Work to do:
State how many lines of the entries hold the string "React", and nothing more.

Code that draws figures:
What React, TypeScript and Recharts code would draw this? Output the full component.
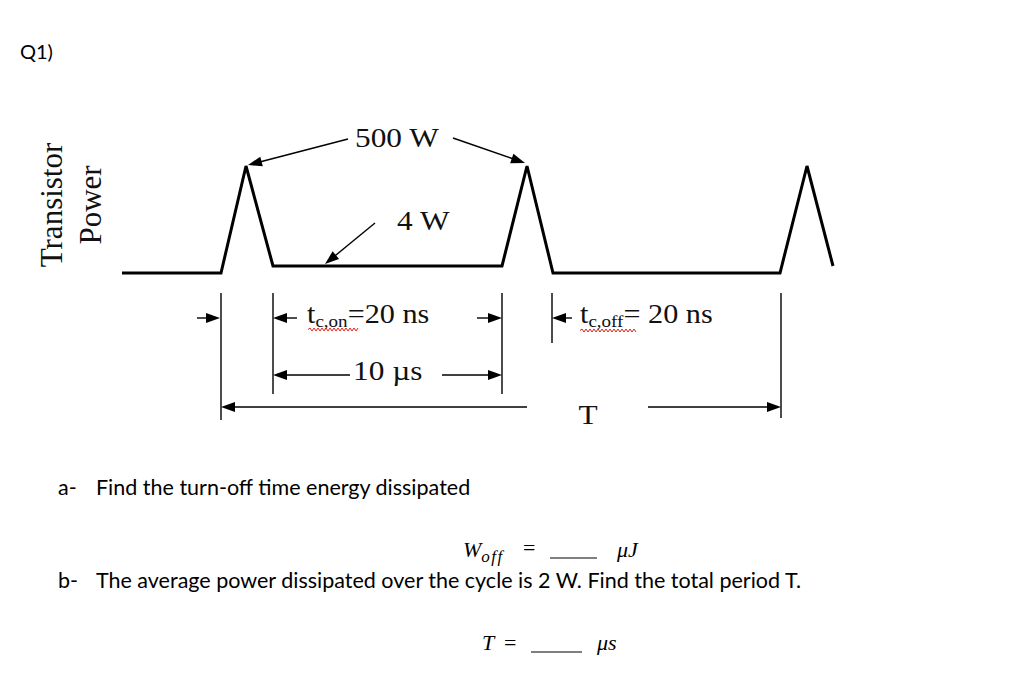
import React from 'react';
import { LineChart, Line, XAxis, YAxis, ReferenceLine } from 'recharts';

// waveform corners, in drawing units (the sketch is not to scale)
const cornerTimes = [0, 99, 124, 151, 380, 405, 431, 658, 685, 711];
const cornerPower = [0, 0, 107, 7, 7, 107, 0, 0, 107, 7];

const X_MAX = 868;
const Y_MAX = 151;

const waveform = cornerTimes.map((t, i) => ({ t, p: cornerPower[i] }));

// callout arrows: [tailT, tailP, tipT, tipP]
const calloutArrows = [
  [226, 134, 126, 108],
  [331, 135, 403, 110],
  [253, 50, 203, 9],
];

// extension lines below the time axis: [t, top, bottom]
const extensionLines = [
  [99, -20, -147],
  [151, -20, -121],
  [380, -20, -121],
  [430, -20, -70],
  [659, -20, -145],
];

// dimension arrows: [tailT, tailP, tipT, tipP]
const dimArrows = [
  [75, -45, 98, -45],
  [175, -45, 151, -45],
  [355, -45, 380, -45],
  [450, -45, 430, -45],
  [228, -102, 151, -102],
  [320, -102, 380, -102],
  [405, -134, 99, -134],
  [526, -134, 659, -134],
];

const SERIF = '"Liberation Serif", "Times New Roman", serif';
const SANS = 'Lato, "Open Sans", sans-serif';

const ArrowShape = (props: any) => {
  const { x1, y1, x2, y2 } = props;
  const len = 14;
  const half = 5;
  const dx = x2 - x1;
  const dy = y2 - y1;
  const d = Math.hypot(dx, dy) || 1;
  const ux = dx / d;
  const uy = dy / d;
  const bx = x2 - ux * len;
  const by = y2 - uy * len;
  const pts = `${x2},${y2} ${bx - uy * half},${by + ux * half} ${bx + uy * half},${by - ux * half}`;
  return (
    <g>
      <line x1={x1} y1={y1} x2={bx + ux} y2={by + uy} stroke="#000" strokeWidth={1.4} />
      <polygon points={pts} fill="#000" />
    </g>
  );
};

// red spell-check squiggle
const squiggle = (x0: number, x1: number, y: number) => {
  let d = `M${x0},${y}`;
  let up = true;
  for (let x = x0 + 2; x <= x1; x += 2) {
    d += ` L${x},${up ? y - 1.5 : y + 1.5}`;
    up = !up;
  }
  return <path d={d} stroke="#e0201a" strokeWidth={1} fill="none" />;
};

const Stretched = ({ x, y, children, anchor = 'start', size = 28 }: any) => (
  <g transform={`translate(${x},${y}) scale(1.12,1)`}>
    <text x={0} y={0} fontFamily={SERIF} fontSize={size} fill="#111" textAnchor={anchor}>
      {children}
    </text>
  </g>
);

const App = () => {
  return (
    <div style={{ position: 'absolute', left: 0, top: 0, width: 1029, height: 674, background: '#fff' }}>
      <LineChart
        width={1029}
        height={674}
        data={waveform}
        margin={{ top: 122, right: 39, bottom: 401, left: 122 }}
      >
        <XAxis
          dataKey="t"
          type="number"
          domain={[0, X_MAX]}
          tick={false}
          tickLine={false}
          height={0}
          axisLine={{ stroke: '#000', strokeWidth: 1.5 }}
        />
        <YAxis
          type="number"
          domain={[0, Y_MAX]}
          tick={false}
          tickLine={false}
          width={0}
          axisLine={{ stroke: '#000', strokeWidth: 1.5 }}
        />
        <Line
          type="linear"
          dataKey="p"
          stroke="#000"
          strokeWidth={3}
          dot={false}
          activeDot={false}
          strokeLinejoin="miter"
          isAnimationActive={false}
        />
        {calloutArrows.map((a, i) => (
          <ReferenceLine
            key={`c${i}`}
            ifOverflow="visible"
            segment={[{ x: a[0], y: a[1] }, { x: a[2], y: a[3] }]}
            shape={ArrowShape}
          />
        ))}
        {extensionLines.map((e, i) => (
          <ReferenceLine
            key={`e${i}`}
            ifOverflow="visible"
            segment={[{ x: e[0], y: e[1] }, { x: e[0], y: e[2] }]}
            stroke="#000"
            strokeWidth={1.4}
          />
        ))}
        {dimArrows.map((a, i) => (
          <ReferenceLine
            key={`d${i}`}
            ifOverflow="visible"
            segment={[{ x: a[0], y: a[1] }, { x: a[2], y: a[3] }]}
            shape={ArrowShape}
          />
        ))}
      </LineChart>

      <svg
        width={1029}
        height={674}
        style={{ position: 'absolute', left: 0, top: 0, pointerEvents: 'none' }}
      >
        <text x={20} y={59} fontFamily={SANS} fontSize={20} fill="#000">Q1)</text>

        <text
          transform="translate(62,205) rotate(-90)"
          textAnchor="middle"
          fontFamily={SERIF}
          fontSize={31}
          fill="#111"
        >
          Transistor
        </text>
        <text
          transform="translate(101,205) rotate(-90)"
          textAnchor="middle"
          fontFamily={SERIF}
          fontSize={31}
          fill="#111"
        >
          Power
        </text>

        <Stretched x={355} y={147}>500 W</Stretched>
        <Stretched x={397} y={230}>4 W</Stretched>

        <Stretched x={307} y={323} size={27}>
          t<tspan fontSize={17} dy={4}>c,on</tspan>
          <tspan dy={-4}>=20 ns</tspan>
        </Stretched>
        {squiggle(308, 358, 329.5)}

        <Stretched x={580} y={323} size={27}>
          t<tspan fontSize={17} dy={4}>c,off</tspan>
          <tspan dy={-4}>= 20 ns</tspan>
        </Stretched>
        {squiggle(580, 636, 330.5)}

        <Stretched x={353} y={380}>10 µs</Stretched>
        <Stretched x={588} y={424} anchor="middle">T</Stretched>

        <text x={58} y={495} fontFamily={SANS} fontSize={21.5} fill="#000">a-</text>
        <text x={96} y={495} fontFamily={SANS} fontSize={21.5} fill="#000">
          Find the turn-off time energy dissipated
        </text>

        <text x={463} y={557} fontFamily={SERIF} fontStyle="italic" fontSize={22} fill="#000">
          W<tspan fontSize={17} dy={5} letterSpacing={1.5}>off</tspan>
        </text>
        <text x={523} y={555} fontFamily={SERIF} fontSize={22} fill="#000">=</text>
        <line x1={550} y1={558} x2={597} y2={558} stroke="#000" strokeWidth={1} />
        <text x={617} y={557} fontFamily={SERIF} fontStyle="italic" fontSize={22} fill="#000">μJ</text>

        <text x={58} y={588} fontFamily={SANS} fontSize={21.5} fill="#000">b-</text>
        <text x={96} y={588} fontFamily={SANS} fontSize={21.5} fill="#000">
          The average power dissipated over the cycle is 2 W. Find the total period T.
        </text>

        <text x={482} y={650} fontFamily={SERIF} fontStyle="italic" fontSize={22} fill="#000">T</text>
        <text x={504} y={650} fontFamily={SERIF} fontSize={22} fill="#000">=</text>
        <line x1={531} y1={652} x2={582} y2={652} stroke="#000" strokeWidth={1} />
        <text x={597} y={650} fontFamily={SERIF} fontStyle="italic" fontSize={22} fill="#000">μs</text>
      </svg>
    </div>
  );
};

export default App;
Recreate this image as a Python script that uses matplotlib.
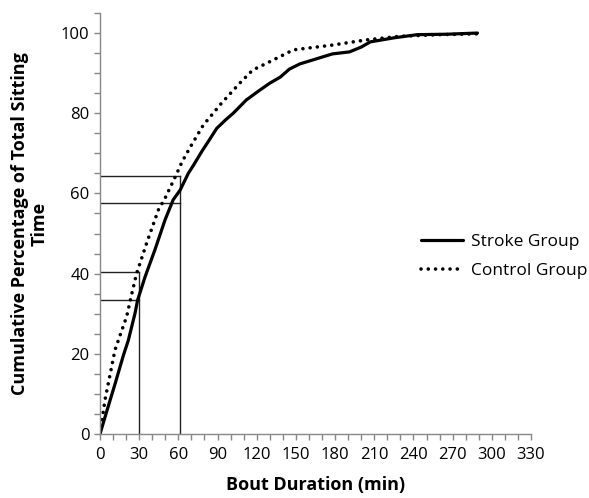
import matplotlib
matplotlib.use('Agg')
import matplotlib.pyplot as plt
from matplotlib.ticker import MultipleLocator

#----------------------------------------------------------------------------
# data

stroke_x = [0, 5, 11.7, 17.8, 21.7, 26.8, 28.8, 34.5, 42, 49.8, 56, 61.3,
            67.6, 71.5, 78, 84, 89.3, 96, 102, 112, 122.5, 130, 138, 145,
            153, 165, 178, 191, 200, 207, 225, 243, 265, 289]
stroke_y = [0, 5.5, 12.7, 19.5, 23.4, 30.1, 33.4, 39.2, 45.9, 53.4, 58.4,
            60.8, 65.0, 67.0, 70.5, 73.5, 76.2, 78.3, 80, 83.3, 85.8, 87.5,
            89, 91, 92.3, 93.5, 94.8, 95.3, 96.5, 97.8, 98.8, 99.6, 99.7, 100]

control_x = [0, 3.8, 11.5, 20.4, 24.5, 28, 35.7, 44.7, 49.8, 57.4, 63, 69,
             79, 93, 107, 117, 127.8, 148, 178, 204, 230, 260, 289]
control_y = [0, 8.5, 21, 29.3, 35.2, 40, 47.6, 55.9, 58.8, 64, 68, 71.5,
             77, 82.5, 87.5, 90.8, 92.5, 95.8, 97, 98.3, 99.2, 99.6, 99.8]

# reference lines (x, y_stroke, y_control)
ref_x = [30, 61.3]
ref_stroke = [33.3, 57.7]
ref_control = [40.4, 64.3]

x_ticks = list(range(0, 331, 30))
y_ticks = list(range(0, 101, 20))

#----------------------------------------------------------------------------

plt.rcParams['font.family'] = ['Open Sans', 'DejaVu Sans']

fig = plt.figure(figsize=(5.89, 4.98), dpi=100)
ax = fig.add_axes([0.1698, 0.1285, 0.7317, 0.8454])

for xv, ys, yc in zip(ref_x, ref_stroke, ref_control):
    top = max(ys, yc)
    ax.plot([xv, xv], [0, top], color='#222222', lw=1.0)
    ax.plot([0.8, xv], [ys, ys], color='#222222', lw=1.0)
    ax.plot([0.8, xv], [yc, yc], color='#222222', lw=1.0)

ax.plot(stroke_x, stroke_y, color='black', lw=2.3, solid_capstyle='round',
        label='Stroke Group')
ax.plot(control_x, control_y, color='black', lw=2.6,
        linestyle=(0, (0.01, 2.0)), dash_capstyle='round',
        label='Control Group')

ax.set_xlim(0, 330)
ax.set_ylim(0, 105)
ax.set_xticks(x_ticks)
ax.set_yticks(y_ticks)
ax.xaxis.set_minor_locator(MultipleLocator(10))
ax.yaxis.set_minor_locator(MultipleLocator(5))

for s in ['top', 'right']:
    ax.spines[s].set_visible(False)
for s in ['left', 'bottom']:
    ax.spines[s].set_color('#888888')
    ax.spines[s].set_linewidth(1.0)

ax.tick_params(which='both', direction='out', length=4, width=1.0,
               color='#888888', labelsize=12, labelcolor='black')
ax.tick_params(axis='x', pad=5)

ax.set_xlabel('Bout Duration (min)', fontsize=13, fontweight='bold', labelpad=10)
ax.set_ylabel('Cumulative Percentage of Total Sitting\nTime', fontsize=13,
              fontweight='bold', linespacing=1.1, labelpad=9)

ax.legend(loc='upper left', bbox_to_anchor=(0.729, 0.492), frameon=False,
          fontsize=12.5, handlelength=2.4, handletextpad=0.46,
          labelspacing=0.75, borderaxespad=0)

fig.savefig('out.png', dpi=100)
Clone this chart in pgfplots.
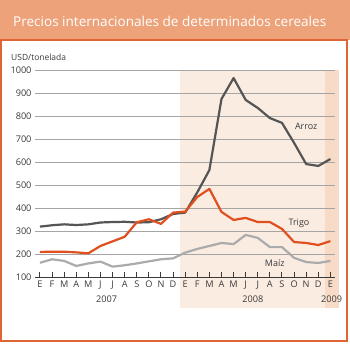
\documentclass[border=0pt]{standalone}
\usepackage{fontspec}
\setmainfont{Open Sans}
\usepackage{pgfplots}
\pgfplotsset{compat=1.18}
\definecolor{titlebg}{HTML}{EDA27A}
\definecolor{framec}{HTML}{DF6534}
\definecolor{shadeA}{HTML}{FBECE2}
\definecolor{shadeB}{HTML}{F8DBC7}
\definecolor{arroz}{HTML}{555555}
\definecolor{trigo}{HTML}{E0501E}
\definecolor{maiz}{HTML}{ABABAB}
\definecolor{txt}{HTML}{3A3A3A}
\definecolor{gridc}{HTML}{A5A5A5}
\begin{document}
\begin{tikzpicture}[x=1bp,y=1bp]
\useasboundingbox (0,0) rectangle (350,344);
\fill[white] (0,0) rectangle (350,344);
\fill[titlebg] (0,304) rectangle (350,344);
\node[anchor=west, text=white, font=\fontsize{13.6}{16}\selectfont, inner sep=0] at (13,323) {Precios internacionales de determinados cereales};
\draw[framec, line width=2bp] (1.5,3) rectangle (346.5,303.5);
\fill[shadeA] (180,36) rectangle (325,274);
\fill[shadeB] (325,36) rectangle (339,274);
\node[anchor=west, text=txt, font=\fontsize{8.5}{10}\selectfont, inner sep=0] at (11,287) {USD/tonelada};
\begin{axis}[
  at={(35bp,67bp)}, anchor=south west, scale only axis,
  width=300bp, height=207bp,
  xmin=-0.41, xmax=24.38, ymin=100, ymax=1000,
  axis x line*=bottom, axis y line*=left,
  y axis line style={draw=none},
  x axis line style={draw=txt, line width=1bp},
  xtick={0,...,24},
  xticklabels={E,F,M,A,M,J,J,A,S,O,N,D,E,F,M,A,M,J,J,A,S,O,N,D,E},
  ytick={100,200,...,1000},
  ymajorgrids, grid style={gridc, line width=0.8bp},
  ytick style={draw=none},
  xtick style={draw=txt, line width=1bp},
  major tick length=5bp, tick align=inside,
  ticklabel style={font=\fontsize{9.2}{11}\selectfont, text=txt},
  /pgf/number format/assume math mode=true,
  /pgf/number format/1000 sep={},
  clip=false,
  line join=round,
]
\addplot[arroz, line width=2.2bp] coordinates {
(0,319) (1,325) (2,329) (3,326) (4,329) (5,337) (6,339) (7,340) (8,337) (9,338) (10,351) (11,374)
(12,380) (13,468) (14,565) (15,874) (16,965) (17,870) (18,835) (19,791) (20,770) (21,683) (22,591) (23,583) (24,613)};
\addplot[maiz, line width=2.2bp] coordinates {
(0,162) (1,177) (2,170) (3,148) (4,159) (5,167) (6,145) (7,151) (8,159) (9,168) (10,177) (11,181)
(12,206) (13,222) (14,235) (15,248) (16,243) (17,283) (18,270) (19,230) (20,230) (21,183) (22,165) (23,161) (24,170)};
\addplot[trigo, line width=2.2bp] coordinates {
(0,209) (1,210) (2,210) (3,207) (4,203) (5,235) (6,255) (7,275) (8,338) (9,351) (10,331) (11,380)
(12,384) (13,448) (14,483) (15,383) (16,348) (17,357) (18,339) (19,339) (20,309) (21,252) (22,248) (23,239) (24,256)};
\node[text=txt, font=\fontsize{9}{11}\selectfont] at (axis cs:22,756) {Arroz};
\node[text=txt, font=\fontsize{9}{11}\selectfont] at (axis cs:21.4,335) {Trigo};
\node[text=txt, font=\fontsize{9}{11}\selectfont] at (axis cs:19.4,161) {Maíz};
\node[text=txt, font=\fontsize{9.2}{11}\selectfont] at ([yshift=-22bp]axis cs:5.5,100) {2007};
\node[text=txt, font=\fontsize{9.2}{11}\selectfont] at ([yshift=-22bp]axis cs:17.6,100) {2008};
\node[text=txt, font=\fontsize{9.2}{11}\selectfont] at ([yshift=-22bp]axis cs:24.1,100) {2009};
\end{axis}
\end{tikzpicture}
\end{document}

Final answer:
2